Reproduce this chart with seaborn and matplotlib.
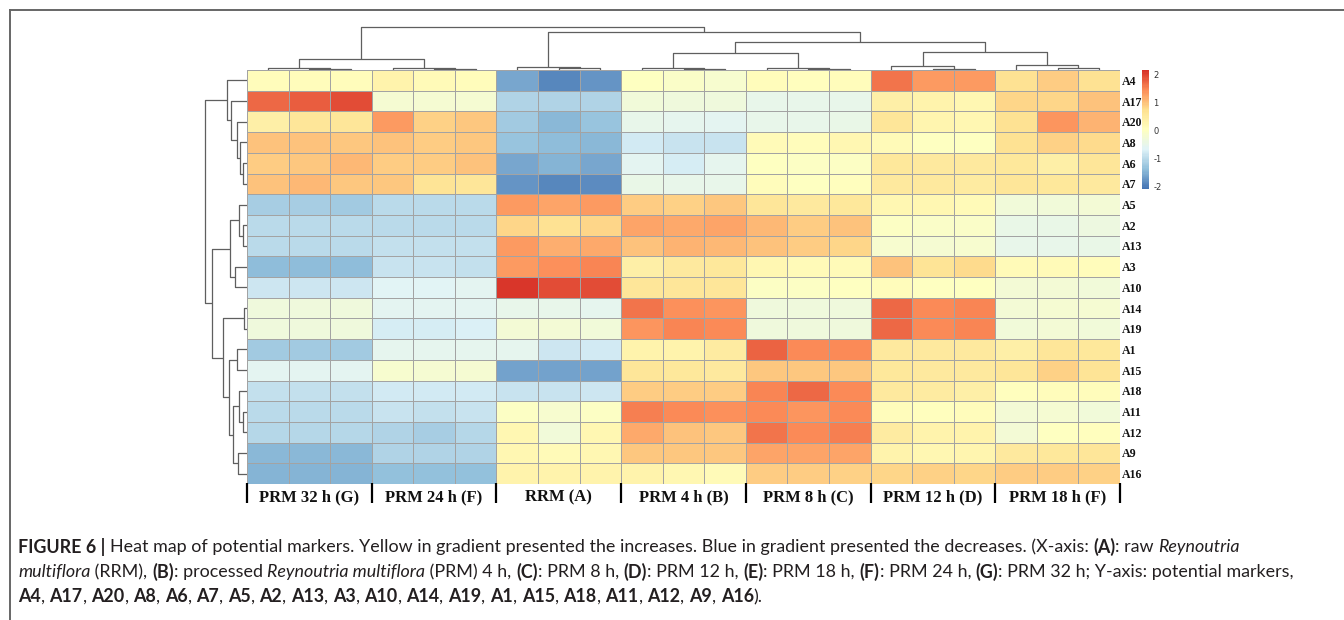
import numpy as np
import pandas as pd
import seaborn as sns
import matplotlib
matplotlib.use("Agg")
import matplotlib.pyplot as plt
from matplotlib.colors import LinearSegmentedColormap
from matplotlib.lines import Line2D
from matplotlib import font_manager

plt.rcParams["axes.unicode_minus"] = False

# ---------------- data ----------------
row_labels = ["A4", "A17", "A20", "A8", "A6", "A7", "A5", "A2", "A13", "A3",
              "A10", "A14", "A19", "A1", "A15", "A18", "A11", "A12", "A9", "A16"]
group_labels = ["PRM 32 h (G)", "PRM 24 h (F)", "RRM (A)", "PRM 4 h (B)",
                "PRM 8 h (C)", "PRM 12 h (D)", "PRM 18 h (F)"]

# three replicates per group, rows in the order of row_labels
vals_G = [(0.1, 0.1, 0.1), (1.7, 1.8, 1.9), (0.4, 0.6, 0.6), (1.0, 1.0, 0.95),
          (0.9, 0.95, 1.05), (1.0, 1.05, 0.95), (-1.2, -1.2, -1.25), (-1.0, -1.0, -1.0),
          (-1.0, -1.0, -1.0), (-1.4, -1.4, -1.4), (-0.85, -0.85, -0.85), (-0.35, -0.35, -0.35),
          (-0.35, -0.35, -0.35), (-1.25, -1.25, -1.25), (-0.6, -0.6, -0.6), (-0.95, -0.95, -0.95),
          (-1.0, -1.0, -1.0), (-1.05, -1.05, -1.05), (-1.45, -1.45, -1.45), (-1.5, -1.5, -1.5)]
vals_F = [(0.3, 0.15, 0.1), (-0.2, -0.2, -0.2), (1.3, 0.85, 0.95), (1.0, 0.9, 0.95),
          (0.9, 0.9, 1.0), (0.95, 0.65, 0.6), (-1.0, -1.0, -1.0), (-1.0, -1.0, -1.0),
          (-0.95, -0.95, -0.95), (-0.9, -0.9, -0.95), (-0.65, -0.65, -0.6), (-0.6, -0.6, -0.6),
          (-0.75, -0.75, -0.7), (-0.55, -0.55, -0.55), (-0.15, -0.2, -0.2), (-0.8, -0.8, -0.8),
          (-0.9, -0.95, -0.9), (-1.1, -1.2, -1.05), (-1.1, -1.1, -1.1), (-1.35, -1.35, -1.35)]
vals_A = [(-1.6, -1.9, -1.8), (-1.1, -1.1, -1.1), (-1.25, -1.45, -1.3), (-1.3, -1.4, -1.45),
          (-1.6, -1.5, -1.6), (-1.8, -1.9, -1.85), (1.3, 1.25, 1.3), (0.8, 0.7, 0.8),
          (1.3, 1.15, 1.2), (1.3, 1.4, 1.5), (2.1, 1.9, 1.9), (-0.5, -0.5, -0.55),
          (-0.25, -0.25, -0.3), (-0.55, -0.85, -0.8), (-1.65, -1.65, -1.65), (-0.9, -0.9, -0.85),
          (-0.05, -0.15, -0.05), (0.2, -0.3, 0.2), (0.2, 0.15, 0.2), (0.3, 0.3, 0.3)]
vals_B = [(0.0, -0.1, -0.15), (-0.3, -0.35, -0.35), (-0.5, -0.55, -0.6), (-0.8, -0.9, -0.9),
          (-0.6, -0.75, -0.55), (-0.45, -0.5, -0.5), (0.9, 0.85, 0.95), (1.25, 1.2, 1.25),
          (1.0, 1.1, 1.05), (0.4, 0.5, 0.55), (0.6, 0.6, 0.6), (1.6, 1.4, 1.35),
          (1.35, 1.5, 1.45), (0.3, 0.3, 0.45), (0.6, 0.55, 0.5), (0.9, 0.9, 0.9),
          (1.55, 1.45, 1.4), (1.2, 1.0, 0.95), (0.95, 0.95, 0.95), (0.3, 0.2, 0.15)]
vals_C = [(0.1, 0.05, 0.1), (-0.5, -0.5, -0.5), (-0.5, -0.5, -0.45), (0.15, 0.1, 0.2),
          (0.0, -0.05, -0.05), (0.1, 0.0, 0.05), (0.6, 0.5, 0.55), (1.05, 0.9, 1.0),
          (1.0, 0.9, 0.8), (0.2, 0.15, 0.15), (-0.05, -0.05, 0.0), (-0.35, -0.35, -0.35),
          (-0.35, -0.35, -0.35), (1.75, 1.45, 1.45), (0.95, 0.95, 0.95), (1.5, 1.7, 1.45),
          (1.45, 1.35, 1.45), (1.6, 1.45, 1.55), (1.25, 1.25, 1.25), (0.9, 0.9, 0.85)]
vals_D = [(1.6, 1.3, 1.3), (0.4, 0.3, 0.2), (0.6, 0.25, 0.2), (0.15, 0.0, 0.0),
          (0.55, 0.5, 0.5), (0.5, 0.5, 0.45), (0.2, 0.2, 0.15), (-0.05, -0.1, -0.1),
          (-0.15, -0.2, -0.15), (1.0, 0.65, 0.75), (0.1, 0.0, 0.0), (1.7, 1.45, 1.5),
          (1.7, 1.45, 1.5), (0.5, 0.5, 0.5), (0.55, 0.5, 0.5), (0.5, 0.45, 0.4),
          (0.1, 0.05, 0.1), (0.45, 0.3, 0.3), (0.3, 0.2, 0.25), (0.8, 0.85, 0.8)]
vals_E = [(0.7, 0.9, 0.7), (0.8, 0.8, 1.0), (0.7, 1.35, 1.1), (0.7, 0.85, 0.75),
          (0.55, 0.4, 0.6), (0.6, 0.55, 0.5), (-0.3, -0.3, -0.25), (-0.45, -0.45, -0.4),
          (-0.5, -0.5, -0.45), (0.15, 0.15, 0.1), (-0.25, -0.25, -0.3), (-0.25, -0.2, -0.2),
          (-0.3, -0.25, -0.3), (0.4, 0.6, 0.55), (0.6, 0.85, 0.65), (0.05, 0.1, 0.1),
          (-0.25, -0.2, -0.3), (-0.25, 0.0, 0.05), (0.5, 0.55, 0.6), (0.9, 0.9, 0.85)]

# dendrogram trees (leaf = display index, node = (left, right, height))
col_tree = (((0, (1, 2, 1.0), 2.0), (3, (4, 5, 1.0), 2.0), 11.0),
            ((6, (7, 8, 2.0), 3.0),
             (((9, (10, 11, 1.5), 2.5), (12, (13, 14, 1.5), 2.5), 17.0),
              ((15, (16, 17, 1.5), 4.0), (18, (19, 20, 2.0), 5.5), 18.0), 28.0), 38.0), 43.0)
row_top = (0, (1, (2, (3, (4, 5, 4.0), 7.0), 10.0), 16.0), 20.0)
row_P = ((6, (7, 8, 4.0), 8.0), (9, 10, 12.0), 17.0)
row_Q = ((11, 12, 3.0), ((13, 14, 10.0), ((15, (16, 17, 4.0), 8.0), (18, 19, 9.0), 14.0), 18.0), 24.0)
row_tree = (row_top, (row_P, row_Q, 35.0), 42.0)

# ---------------- build matrix ----------------
groups = [vals_G, vals_F, vals_A, vals_B, vals_C, vals_D, vals_E]
mat = np.hstack([np.array(g) for g in groups])
col_names = [f"{lab} #{k+1}" for lab in group_labels for k in range(3)]
df = pd.DataFrame(mat, index=row_labels, columns=col_names)

# ---------------- figure ----------------
W, H = 1344, 620
fig = plt.figure(figsize=(W / 100, H / 100), dpi=100)
fig.patch.set_facecolor("white")


def axes_px(l, t, r, b):
    return fig.add_axes([l / W, 1 - b / H, (r - l) / W, (b - t) / H])


cmap = LinearSegmentedColormap.from_list(
    "pheat", ["#4575B4", "#91BFDB", "#E0F3F8", "#FFFFBF", "#FEE090", "#FC8D59", "#D73027"], N=100)

hm_ax = axes_px(247, 70, 1120, 484)
cb_ax = axes_px(1142, 70, 1149, 189)
sns.heatmap(df, ax=hm_ax, cmap=cmap, vmin=-2.1, vmax=2.15, linewidths=0.6,
            linecolor="#a3a3a3", cbar_ax=cb_ax, cbar_kws={"ticks": [-2, -1, 0, 1, 2]})

serif = "Liberation Serif"
# row labels on the right
hm_ax.yaxis.tick_right()
hm_ax.set_yticks(np.arange(len(row_labels)) + 0.5)
hm_ax.set_yticklabels(row_labels, rotation=0, fontfamily=serif, fontweight="bold",
                      fontsize=8.6, color="#111111")
hm_ax.tick_params(axis="y", length=0, pad=1.5)
# group labels
n_rep = 3
hm_ax.set_xticks(np.arange(len(group_labels)) * n_rep + n_rep / 2)
hm_ax.set_xticklabels(group_labels, rotation=0, fontfamily=serif, fontweight="bold",
                      fontsize=12, color="#111111")
hm_ax.tick_params(axis="x", length=0, pad=4)
hm_ax.set_xlabel("")
hm_ax.set_ylabel("")
for b in range(len(group_labels) + 1):
    hm_ax.plot([b * n_rep, b * n_rep], [0.003, -0.046], transform=hm_ax.get_xaxis_transform(),
               color="black", lw=1.6, clip_on=False, solid_capstyle="butt")

# colorbar styling
cbar = hm_ax.collections[0].colorbar
cbar.outline.set_visible(False)
cb_ax.tick_params(length=0, labelsize=6, pad=3, labelcolor="#333333")


# ---------------- dendrograms ----------------
def draw_tree(ax, node, orient):
    if isinstance(node, int):
        return node + 0.5, 0.0
    left, right, h = node
    xl, hl = draw_tree(ax, left, orient)
    xr, hr = draw_tree(ax, right, orient)
    pos = [xl, xl, xr, xr]
    hts = [hl, h, h, hr]
    if orient == "top":
        ax.plot(pos, hts, color="#5f5f5f", lw=0.9, solid_capstyle="butt")
    else:
        ax.plot(hts, pos, color="#5f5f5f", lw=0.9, solid_capstyle="butt")
    return (xl + xr) / 2, h


top_ax = axes_px(247, 20, 1120, 70)
draw_tree(top_ax, col_tree, "top")
top_ax.set_xlim(0, 21)
top_ax.set_ylim(0, 50)
top_ax.axis("off")

left_ax = axes_px(197, 70, 247, 484)
draw_tree(left_ax, row_tree, "left")
left_ax.set_xlim(50, 0)
left_ax.set_ylim(20, 0)
left_ax.axis("off")

# ---------------- frame ----------------
fig.add_artist(Line2D([9.5 / W, 9.5 / W], [1 - 9.5 / H, 0], color="#666666", lw=1.4))
fig.add_artist(Line2D([9.5 / W, 1], [1 - 9.5 / H, 1 - 9.5 / H], color="#666666", lw=1.4))

# ---------------- caption ----------------
renderer = fig.canvas.get_renderer()
cap_color = "#231f20"

line1 = [("FIGURE 6 | ", "bold", "normal"),
         ("Heat map of potential markers. Yellow in gradient presented the increases. "
          "Blue in gradient presented the decreases. (X-axis: ", "normal", "normal"),
         ("(A)", "bold", "normal"), (": raw ", "normal", "normal"),
         ("Reynoutria", "normal", "italic")]
line2 = [("multiflora", "normal", "italic"), (" (RRM), ", "normal", "normal"),
         ("(B)", "bold", "normal"), (": processed ", "normal", "normal"),
         ("Reynoutria multiflora", "normal", "italic"), (" (PRM) 4 h, ", "normal", "normal"),
         ("(C)", "bold", "normal"), (": PRM 8 h, ", "normal", "normal"),
         ("(D)", "bold", "normal"), (": PRM 12 h, ", "normal", "normal"),
         ("(E)", "bold", "normal"), (": PRM 18 h, ", "normal", "normal"),
         ("(F)", "bold", "normal"), (": PRM 24 h, ", "normal", "normal"),
         ("(G)", "bold", "normal"), (": PRM 32 h; Y-axis: potential markers,", "normal", "normal")]
line3 = []
for i, lab in enumerate(row_labels):
    line3.append((lab, "bold", "normal"))
    line3.append((", " if i < len(row_labels) - 1 else ").", "normal", "normal"))

lines = [line1, line2, line3]
targets = [1272.0, 1268.0, 780.0]
weights = [1.0, 1.0, 0.5]


def seg_width(text, size, weight, style, fam):
    t1 = fig.text(0, 0, "x" + text + "x", fontsize=size, fontweight=weight, fontstyle=style,
                  family=fam)
    t2 = fig.text(0, 0, "xx", fontsize=size, fontweight=weight, fontstyle=style, family=fam)
    w = t1.get_window_extent(renderer).width - t2.get_window_extent(renderer).width
    t1.remove()
    t2.remove()
    return w


def line_width(segs, size, fam):
    return sum(seg_width(s, size, w, st, fam) for s, w, st in segs)


candidates = []
for f in ["Liberation Sans", "Roboto", "Lato", "Inter", "Open Sans", "Noto Sans"]:
    try:
        font_manager.findfont(f, fallback_to_default=False)
        candidates.append(f)
    except Exception:
        pass
if not candidates:
    candidates = ["DejaVu Sans"]

base = 10.0
best = None
for fam in candidates:
    r = [line_width(ln, base, fam) / t for ln, t in zip(lines, targets)]
    s = sum(wt * ri for wt, ri in zip(weights, r)) / sum(wt * ri * ri for wt, ri in zip(weights, r))
    # never let lines 1-2 exceed the available width
    s = min(s, 1.0 / max(r[0], r[1]))
    res = sum(wt * (s * ri - 1) ** 2 for wt, ri in zip(weights, r))
    if best is None or res < best[0]:
        best = (res, fam, base * s)
_, cap_font, size = best


def draw_line(segs, x_px, y_px, size):
    x = x_px
    for s, w, st in segs:
        fig.text(x / W, 1 - y_px / H, s, fontsize=size, fontweight=w, fontstyle=st,
                 family=cap_font, va="center", ha="left", color=cap_color)
        x += seg_width(s, size, w, st, cap_font)


draw_line(line1, 18, 547, size)
draw_line(line2, 18, 572, size)
draw_line(line3, 18, 597, size)

fig.savefig("out.png", dpi=100, facecolor="white")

Aim: Copy every line above that holds the word "seaborn".

Solution:
Reproduce this chart with seaborn and matplotlib.
import seaborn as sns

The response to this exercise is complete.